Friday, 26 November 2010

Here’s a Woman Fighting Terrorism. With Microloans.




An old friend of mine here fights terrorists, but not the way you’re thinking. She could barely defeat a truculent child in hand-to-hand combat, and if she ever picked up an AK-47 — well, you’d pray it was unloaded.

Roshaneh Zafar is an American- educated banker who fights extremism with microfinance. She has dedicated her life to empowering some of Pakistan’s most impoverished women and giving them the tools to run businesses of their own. The United States should learn from warriors like her.

Bullets and drones may kill terrorists, but Roshaneh creates jobs and educational opportunities for hundreds of thousands of people — draining the swamps that breed terrorists.

“Charity is limited, but capitalism isn’t,” Roshaneh said. “If you want to change the world, you need market-based solutions.” That’s the point of microfinance — typically, lending very poor people small amounts of money so that they can buy a rickshaw or raw materials and start a tiny business.

Roshaneh grew up in elite circles here in Lahore and studied business at the Wharton School and economics at Yale. After a stint at the World Bank, she returned to Pakistan in 1996 to start her microfinance organization. She called it the Kashf Foundation.

Everybody thought Roshaneh was nuts. And at first nothing went right. The poor refused to borrow. Or if they borrowed, they didn’t repay their loans.

But Roshaneh persisted, and today Kashf has 152 branches around the country. It has dispersed more than $200 million to more than 300,000 families. Now Roshaneh is moving into microsavings, to help the poor build assets, as well as programs to train the poor to run businesses more efficiently. She is even thinking of expanding into schools for the poor.

Microfinance is sometimes oversold as a silver bullet — which it’s not. Careful follow-up studies suggest that gains from microloans are often quite modest.

Some borrowers squander money or start businesses that fail. Some micro-lenders tarnish the field because they’re incompetent, and others because they rake in profits with sky-high loan rates. Microfinance has also generally been less successful in Africa than in South Asia.

Yet done right, microfinance can make a significant difference. An outside evaluation found that after four years, Kashf borrowers are more likely than many others to enjoy improved economic conditions — and that’s what I’ve seen over the years as I’ve visited Kashf borrowers.
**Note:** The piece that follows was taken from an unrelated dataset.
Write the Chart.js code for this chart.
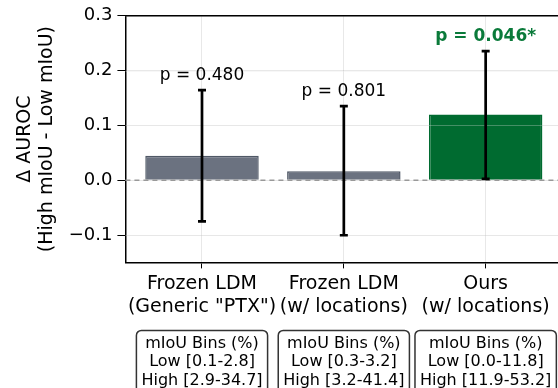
<!DOCTYPE html>
<html>
<head>
<meta charset="utf-8">
<script src="https://cdn.jsdelivr.net/npm/chart.js@4.4.1/dist/chart.umd.min.js"></script>
<style>
  html, body { margin: 0; padding: 0; background: #fff; }
  #wrap { width: 558px; height: 388px; }
</style>
</head>
<body>
<div id="wrap"><canvas id="myChart" width="558" height="388"></canvas></div>
<script>
const categories = [['Frozen LDM', '(Generic "PTX")'], ['Frozen LDM', '(w/ locations)'], ['Ours', '(w/ locations)']];
const deltas = [0.0445, 0.0165, 0.120];
const errLow = [-0.075, -0.1005, 0.0025];
const errHigh = [0.1645, 0.135, 0.2355];
const pLabels = ['p = 0.480', 'p = 0.801', 'p = 0.046*'];
const binLabels = [
  ['mIoU Bins (%)', 'Low [0.1-2.8]', 'High [2.9-34.7]'],
  ['mIoU Bins (%)', 'Low [0.3-3.2]', 'High [3.2-41.4]'],
  ['mIoU Bins (%)', 'Low [0.0-11.8]', 'High [11.9-53.2]']
];
const yTicks = [-0.1, 0.0, 0.1, 0.2, 0.3];

const FONT = 'DejaVu Sans';
const barColors = ['#6b7280', '#6b7280', '#006b30'];
const edgeColors = ['#4f5866', '#4f5866', '#006b30'];

const extras = {
  id: 'extras',
  afterDatasetsDraw(chart) {
    const {ctx, chartArea, scales: {x, y}} = chart;
    ctx.save();
    // faint grid over the bars
    ctx.strokeStyle = 'rgba(230,230,230,0.3)';
    ctx.lineWidth = 1;
    yTicks.forEach(t => {
      const py = Math.round(y.getPixelForValue(t)) + 0.5;
      ctx.beginPath();
      ctx.moveTo(chartArea.left, py);
      ctx.lineTo(chartArea.right, py);
      ctx.stroke();
    });
    // zero line
    const y0 = y.getPixelForValue(0);
    ctx.strokeStyle = '#999';
    ctx.lineWidth = 1.5;
    ctx.setLineDash([5, 4]);
    ctx.beginPath();
    ctx.moveTo(chartArea.left, y0);
    ctx.lineTo(chartArea.right, y0);
    ctx.stroke();
    ctx.setLineDash([]);
    // error bars
    ctx.strokeStyle = '#000';
    ctx.lineWidth = 2.7;
    deltas.forEach((d, i) => {
      const px = x.getPixelForValue(i);
      const yl = y.getPixelForValue(errLow[i]);
      const yh = y.getPixelForValue(errHigh[i]);
      ctx.beginPath();
      ctx.moveTo(px, yl); ctx.lineTo(px, yh);
      ctx.moveTo(px - 4, yl); ctx.lineTo(px + 4, yl);
      ctx.moveTo(px - 4, yh); ctx.lineTo(px + 4, yh);
      ctx.stroke();
      // p-value text
      const sig = pLabels[i].endsWith('*');
      ctx.font = (sig ? 'bold ' : '') + '17px "' + FONT + '"';
      ctx.fillStyle = sig ? '#0a7a3a' : '#000';
      ctx.textAlign = 'center';
      ctx.textBaseline = 'alphabetic';
      ctx.fillText(pLabels[i], px, yh - 10);
    });
    ctx.restore();
  },
  afterDraw(chart) {
    const {ctx, chartArea, scales: {x}} = chart;
    ctx.save();
    // top spine
    ctx.strokeStyle = '#000';
    ctx.lineWidth = 1.5;
    ctx.beginPath();
    ctx.moveTo(chartArea.left, chartArea.top);
    ctx.lineTo(chartArea.right, chartArea.top);
    ctx.stroke();
    // bin boxes
    ctx.font = '16px "' + FONT + '"';
    ctx.textAlign = 'center';
    ctx.textBaseline = 'middle';
    binLabels.forEach((lines, i) => {
      const px = x.getPixelForValue(i);
      const w = Math.max(...lines.map(l => ctx.measureText(l).width)) + 10;
      const top = chartArea.bottom + 68;
      ctx.strokeStyle = '#333';
      ctx.lineWidth = 1.5;
      ctx.beginPath();
      ctx.roundRect(px - w / 2, top, w, 80, 5);
      ctx.stroke();
      ctx.fillStyle = '#000';
      lines.forEach((l, k) => ctx.fillText(l, px, top + 13 + k * 18.5));
    });
    ctx.restore();
  }
};

new Chart(document.getElementById('myChart'), {
  type: 'bar',
  data: {
    datasets: [{
      data: deltas.map((v, i) => ({x: i, y: v})),
      backgroundColor: barColors,
      borderColor: edgeColors,
      borderWidth: 1.5,
      barPercentage: 1,
      categoryPercentage: 0.8
    }]
  },
  options: {
    responsive: false,
    animation: false,
    layout: { padding: { left: 8, right: 0, top: 8, bottom: 66 } },
    plugins: { legend: { display: false }, tooltip: { enabled: false } },
    scales: {
      x: {
        type: 'linear',
        offset: false,
        min: -0.54,
        max: 2.51,
        afterBuildTicks(scale) { scale.ticks = categories.map((c, i) => ({value: i})); },
        ticks: {
          callback: v => categories[v],
          color: '#000',
          font: { family: FONT, size: 19 },
          maxRotation: 0,
          autoSkip: false,
          padding: 4
        },
        grid: { offset: false, color: 'rgba(0,0,0,0.09)', tickColor: '#000', tickLength: 6 },
        border: { color: '#000', width: 1.5 }
      },
      y: {
        min: -0.15,
        max: 0.3,
        afterBuildTicks(scale) { scale.ticks = yTicks.map(v => ({value: v})); },
        ticks: {
          callback: v => v.toFixed(1).replace('-', '\u2212'),
          color: '#000',
          font: { family: FONT, size: 18 },
          padding: 5
        },
        grid: { color: 'rgba(0,0,0,0.09)', tickColor: '#000', tickLength: 8 },
        border: { color: '#000', width: 1.5 },
        title: {
          display: true,
          text: ['\u0394 AUROC', '(High mIoU - Low mIoU)'],
          color: '#000',
          font: { family: FONT, size: 19, lineHeight: 1.15 },
          padding: 6
        }
      }
    }
  },
  plugins: [extras]
});
</script>
</body>
</html>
On this trip, I met a woman named Parveen Baji, who says she never attended a day of school and until recently was completely illiterate. She had 14 children, but five died.

Ms. Parveen’s husband, who also never attended school, regularly beat her and spent the family savings on narcotics, she says. The family’s only possessions were four cots on which they slept, crammed three or four to a cot, in a rented apartment.

“One night all my children were hungry,” she remembered. “I sent my daughter to ask for food from a neighbor. And the neighbor said, ‘you’ve become a beggar,’ and refused.”

Then Ms. Parveen got a $70 loan from Kashf and started a jewelry and cosmetics business, buying in bulk and selling to local shops. Ms. Parveen couldn’t read the labels, but she memorized which bottle was which. As her business thrived, she began to struggle to learn reading and arithmetic — and proved herself an ace student. I fired math problems at her, and she dazzled me with her quick responses.

Ms. Parveen began to start new businesses, even building a laundry that she put her husband in charge of to keep him busy. He no longer beats her, she says, and when I interviewed him separately he seemed a little awed by her.

Eventually, Ms. Parveen started a restaurant and catering business that now has eight employees, including some of her daughters. She bought a home and has put some of her children through high school — and a son, the brightest student, through college. She has just paid $5,800 for a permit for him to move to London to take a health sector job.

Ms. Parveen tried to look modest as she told me this, but she failed. She was beaming and shaking her head in wonder as she watched her son speak English with me, dazzled at the thought that she was dispatching her university-educated son to Europe. “Microfinance has changed my life,” she said simply.

That’s an unusual success story. But the larger message is universal: helping people start businesses, create jobs and support education is a potent way to undermine extremism.

We Americans overinvest in firepower to defeat extremism and underinvest in development, and so we could learn something useful from Roshaneh. The toolkit to fight terrorism includes not only missiles but also microfinance and economic opportunity.

The antonym of “militant” is often “job.”